In early morning statement, Interior minister claims 11 abducted policemen have been released and remaining issues are under discussion
Interior Minister Sheikh Rashid Ahmed early on Monday morning announced that supporters of the banned Tehreek-e-Labbaik Pakistan (TLP) had released 11 police officials that had been taken hostage by them in Lahore after discussions with representatives of the Punjab government.
“Talks have begun with the banned TLP and hopefully issues will be resolved with them,” he said in a video statement released on social media. He said that the “second round” of talks would commence after sehri, adding that the protesters had withdrawn to the interior of the Masjid Rehmatulil Alameen and ended a road blockade. He claimed that of 192 blocked roads nationwide, 191 had been cleared while one was still blocked. “This will hopefully also be cleared soon,” he said, adding that police had been withdrawn from the area.
A senior police official in Lahore claimed that 16 police and security officials had been taken hostage by the TLP workers on Sunday morning, adding that all had been released on Monday after dialogue. He claimed that 36 policemen had been injured in the riots, one of them critically.
During a press conference on Sunday, Special Assistant to the Punjab Chief Minister on Information Firdous Ashiq Awan had alleged that “miscreants” armed with petrol bombs had targeted the Nawankot Police Station, taking 12 policemen hostage and injuring six others. She claimed police and Rangers had been forced to respond to the aggression after being virtually trapped inside the police station. She also alleged that the rioters had stolen an oil tanker carrying 50,000 liters of petrol.
A case has been registered against the rioters under the Anti-Terrorism Act, she added.
Awan’s statement was echoed by a spokesperson for the Lahore police, who said police and Rangers had been deployed at sensitive areas across the city to ensure security.
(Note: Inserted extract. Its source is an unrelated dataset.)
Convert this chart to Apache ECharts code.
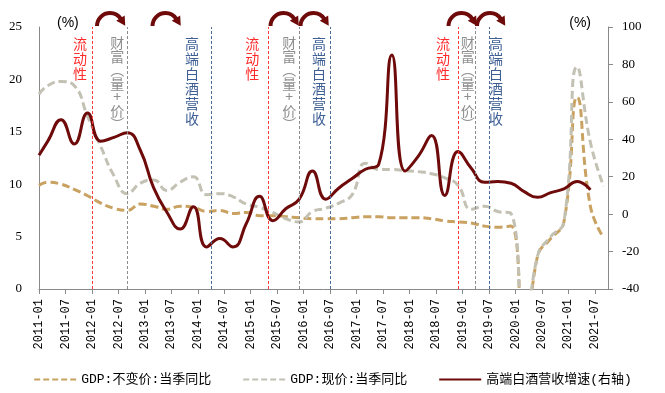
<!DOCTYPE html>
<html>
<head>
<meta charset="utf-8">
<script src="https://cdn.jsdelivr.net/npm/echarts@6/dist/echarts.min.js"></script>
<style>
  html, body { margin: 0; background: #fff; }
  #chart { width: 665px; height: 393px; }
</style>
</head>
<body>
<div id="chart"></div>
<script>
// x 轴月度类目：2011-01 ~ 2021-10
const months = [];
for (let y = 2011; y <= 2021; y++) {
  for (let m = 1; m <= 12; m++) {
    if (y === 2021 && m > 10) break;
    months.push(y + '-' + String(m).padStart(2, '0'));
  }
}

// 季度数据点所在月份
const quarterDates = [
  '2011-01', '2011-03', '2011-06', '2011-09', '2011-12',
  '2012-03', '2012-06', '2012-09', '2012-12',
  '2013-03', '2013-06', '2013-09', '2013-12',
  '2014-03', '2014-06', '2014-09', '2014-12',
  '2015-03', '2015-06', '2015-09', '2015-12',
  '2016-03', '2016-06', '2016-09', '2016-12',
  '2017-03', '2017-06', '2017-09', '2017-12',
  '2018-03', '2018-06', '2018-09', '2018-12',
  '2019-03', '2019-06', '2019-09', '2019-12',
  '2020-03', '2020-06', '2020-09', '2020-12',
  '2021-03', '2021-06', '2021-09'
];

// GDP:不变价:当季同比 (左轴, %)
const gdpReal = [
  9.9, 10.2, 10.0, 9.5, 8.9,
  8.2, 7.7, 7.5, 8.1,
  7.9, 7.6, 7.9, 7.8,
  7.4, 7.5, 7.2, 7.3,
  7.0, 7.0, 6.9, 6.8,
  6.7, 6.7, 6.7, 6.8,
  6.9, 6.9, 6.8, 6.8,
  6.8, 6.7, 6.5, 6.4,
  6.3, 6.0, 5.9, 6.0,
  -6.9, 3.1, 4.8, 6.4,
  18.3, 7.9, 4.9
];

// GDP:现价:当季同比 (左轴, %)
const gdpNominal = [
  18.6, 19.4, 19.8, 19.4, 16.5,
  13.6, 10.8, 9.1, 10.1,
  10.4, 9.4, 10.2, 10.7,
  9.0, 9.1, 8.8, 8.1,
  7.8, 7.3, 6.7, 6.4,
  7.4, 7.7, 8.2, 9.0,
  12.0, 11.4, 11.4, 11.3,
  11.2, 11.0, 10.6, 9.9,
  7.6, 7.9, 7.4, 7.2,
  -5.3, 3.1, 5.0, 6.4,
  21.2, 14.0, 9.8
];

// 高端白酒营收增速 (右轴, %)
const liquorRev = [
  31.5, 39, 50.5, 37.5, 54,
  39, 41, 43.5, 34,
  14, 1, -8, 4,
  -17.5, -13, -17.5, -5,
  9.5, -3.5, 3, 8,
  23, 8, 14, 19,
  24, 26.5, 85, 23,
  31, 42, 10, 33.5,
  24.5, 17, 17.5, 16.5,
  12, 9, 11.5, 13.5,
  17.5, 13
];

const seriesNames = ['GDP:不变价:当季同比', 'GDP:现价:当季同比', '高端白酒营收增速(右轴)'];

// 竖线标注
const markMonths = ['2012-01', '2012-09', '2014-04', '2015-05', '2015-12', '2016-07', '2018-12', '2019-04', '2019-07'];
const markKinds  = ['liq', 'wealth', 'rev', 'liq', 'wealth', 'rev', 'liq', 'wealth', 'rev'];
const markTextDx = [-12, -10, -19, -16, -10, -11, -15, -8, 7];
const kindStyle = {
  liq:    { line: '#FF3B3B', text: '流\n动\n性', color: '#FF2A2A', lh: 15 },
  wealth: { line: '#8C8C8C', text: '财\n富\n︵\n量\n+\n价\n︶', color: '#8E8E8E', lh: 13.5 },
  rev:    { line: '#4C6C9C', text: '高\n端\n白\n酒\n营\n收', color: '#3E5F94', lh: 15 }
};

// 顶部弧形箭头（圆心 x 像素）
const arrowCx = [110, 165.5, 283.5, 313.5, 461.5, 490];

const toPairs = (vals) => vals.map((v, i) => [quarterDates[i], v]);

const chart = echarts.init(document.getElementById('chart'));
const serifFont = "'Liberation Serif', 'Noto Sans CJK SC', serif";
const monoFont = "'Liberation Mono', 'Noto Sans CJK SC', monospace";
const axisGrey = '#898989';

const option = {
  animation: false,
  backgroundColor: '#fff',
  grid: { left: 39, right: 57, top: 27, bottom: 104, containLabel: false },
  legend: {
    top: 368,
    left: 'center',
    itemWidth: 42,
    itemHeight: 14,
    itemGap: 31,
    itemStyle: { opacity: 0 },
    textStyle: { fontFamily: monoFont, fontSize: 13, color: '#000' },
    data: [
      { name: seriesNames[0], lineStyle: { type: [6, 3] } },
      { name: seriesNames[1], lineStyle: { type: [6, 3] } },
      { name: seriesNames[2] }
    ]
  },
  xAxis: {
    type: 'category',
    data: months,
    boundaryGap: false,
    axisLine: { lineStyle: { color: axisGrey } },
    axisTick: { show: true, interval: 5, length: 5, lineStyle: { color: axisGrey } },
    axisLabel: { interval: 5, rotate: 90, margin: 10, fontFamily: monoFont, fontSize: 12, color: '#000' },
    splitLine: { show: false }
  },
  yAxis: [
    {
      type: 'value', min: 0, max: 25, interval: 5,
      name: '(%)', nameLocation: 'end', nameGap: -3,
      nameTextStyle: { align: 'left', padding: [0, 0, 0, 18], fontFamily: "'Liberation Sans'", fontSize: 14, color: '#000' },
      axisLine: { show: true, lineStyle: { color: axisGrey } },
      axisTick: { show: false },
      axisLabel: { margin: 17, fontFamily: serifFont, fontSize: 13, color: '#000' },
      splitLine: { show: false }
    },
    {
      type: 'value', min: -40, max: 100, interval: 20, position: 'right',
      name: '(%)', nameLocation: 'end', nameGap: -3,
      nameTextStyle: { align: 'right', padding: [0, 17, 0, 0], fontFamily: "'Liberation Sans'", fontSize: 14, color: '#000' },
      axisLine: { show: true, lineStyle: { color: axisGrey } },
      axisTick: { show: true, length: 5, lineStyle: { color: axisGrey } },
      axisLabel: { margin: 14, fontFamily: serifFont, fontSize: 13, color: '#000' },
      splitLine: { show: false }
    }
  ],
  series: [
    {
      name: seriesNames[0], type: 'line', yAxisIndex: 0, smooth: 0.5, symbol: 'none',
      data: toPairs(gdpReal),
      lineStyle: { color: '#C9A262', width: 3, type: [8, 4] },
      itemStyle: { color: '#C9A262' },
      z: 2
    },
    {
      name: seriesNames[1], type: 'line', yAxisIndex: 0, smooth: 0.5, symbol: 'none',
      data: toPairs(gdpNominal),
      lineStyle: { color: '#C2C1B3', width: 3, type: [8, 4] },
      itemStyle: { color: '#C2C1B3' },
      z: 2
    },
    {
      name: seriesNames[2], type: 'line', yAxisIndex: 1, smooth: 0.5, symbol: 'none',
      data: toPairs(liquorRev),
      lineStyle: { color: '#6E0A0A', width: 3 },
      itemStyle: { color: '#6E0A0A' },
      z: 4,
      markLine: {
        silent: true,
        symbol: 'none',
        label: { show: false },
        animation: false,
        data: markMonths.map((m, i) => ({
          xAxis: m,
          lineStyle: { color: kindStyle[markKinds[i]].line, type: [3, 2], width: 1 }
        }))
      }
    }
  ]
};

chart.setOption(option);

// 标注文字与弧形箭头
const graphics = [];
markMonths.forEach((m, i) => {
  const k = kindStyle[markKinds[i]];
  const px = chart.convertToPixel({ xAxisIndex: 0 }, m);
  graphics.push({
    type: 'text', silent: true, z: 10,
    style: {
      text: k.text, x: px + markTextDx[i], y: 36,
      textAlign: 'center', textVerticalAlign: 'top',
      font: "14px 'Noto Sans CJK SC'", lineHeight: k.lh, fill: k.color
    }
  });
});

const arrowColor = '#6E0A0A';
arrowCx.forEach((cx) => {
  const cy = 26, r = 13, te = Math.PI * 1.82;
  const ex = cx + r * Math.cos(te), ey = cy + r * Math.sin(te);
  const dx = -Math.sin(te), dy = Math.cos(te);
  const nx = Math.cos(te), ny = Math.sin(te);
  graphics.push({
    type: 'arc', silent: true, z: 10,
    shape: { cx: cx, cy: cy, r: r, startAngle: Math.PI, endAngle: te, clockwise: true },
    style: { stroke: arrowColor, lineWidth: 4, fill: null }
  });
  graphics.push({
    type: 'polygon', silent: true, z: 10,
    shape: { points: [
      [ex + dx * 8, ey + dy * 8],
      [ex + nx * 5 - dx, ey + ny * 5 - dy],
      [ex - nx * 5 - dx, ey - ny * 5 - dy]
    ] },
    style: { fill: arrowColor }
  });
});

chart.setOption({ graphic: graphics });
</script>
</body>
</html>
TLP protesters, meanwhile, claimed that three of their workers had been killed in the clashes with police, and several others injured. A spokesperson for the banned group differed from the police narrative, alleging that they had retaliated to security forces launching an operation to clear them from Lahore’s Yateem Khana Chowk. He warned that the deceased would not be buried until the government accepted their demands, as videos of the bodies circulated on social media because the government had banned broadcast media from covering the riots.
TLP social media accounts also shared a video of a senior official of Punjab police who had been allegedly abducted by its workers. The clearly injured official, ostensibly under duress, said the police had launched an operation to clear the area outside a police station. He said he had been “captured” by the crowd, adding that three people had been killed and several others injured. He urged the government to resolve the situation through dialogue.
Reacting to the violence, Information Minister Fawad Chaudhry, in a posting on Twitter, said the government “believes in negotiations but will not be blackmailed.”
Late on Sunday night, religious scholars and rightwing parties announced they would stage a nationwide strike on Monday against the government’s response to the unrest in Lahore. Mufti Muneebur Rehman, former chairman of the Ruet-i-Hilal Committee, urged all businesses to remain closed, adding that they protest should be peaceful.
Addressing a press conference, he demanded the government to lift the ban on the TLP and release all its arrested workers. “We have remained calm so that the government may come to its senses, but that does not seem to be happening,” he told journalists and urged political parties to join in the strike.
Jamiat Ulema-e-Islam (Fazl) chief Maulana Fazlur Rehman, in a press conference, termed the government’s response “state brutality,” and vowed to “fully support” a nationwide strike. Alleging that injured TLP workers had been denied access to ambulances, he said his party considered the PTI and its lawmakers “terrorists” and would not rest until it had been ousted from power.
He also pledged his support for a TLP long march on Islamabad, saying the JUIF would join it. “Why has the government made the expulsion of the French ambassador an issue? The French ambassador will have to ultimately leave the country,” he said, and—in an echo of Prime Minister Imran Khan’s speeches from 2017—asked the Punjab police not to follow the orders of their officers if they are directed to act against the TLP.
The TLP was formally banned by the federal government last week under anti-terror laws after three days of violent protests that left several people dead and many more injured. The clashes were provoked by the government arresting TLP chief Saad Rizvi and—according to the protesters—reneging on an agreement to end all ties with France over the publication of blasphemous caricatures.
While the government did not issue any comment on the riots while they were ongoing, Prime Minister Imran Khan on Friday posted a statement on Twitter hailing the police for their actions. “I want to pay special tribute to our police force for their heroic stand against organized violence intended to create chaos to blackmail government,” he said, adding that four policemen had been martyred and over 600 other injured.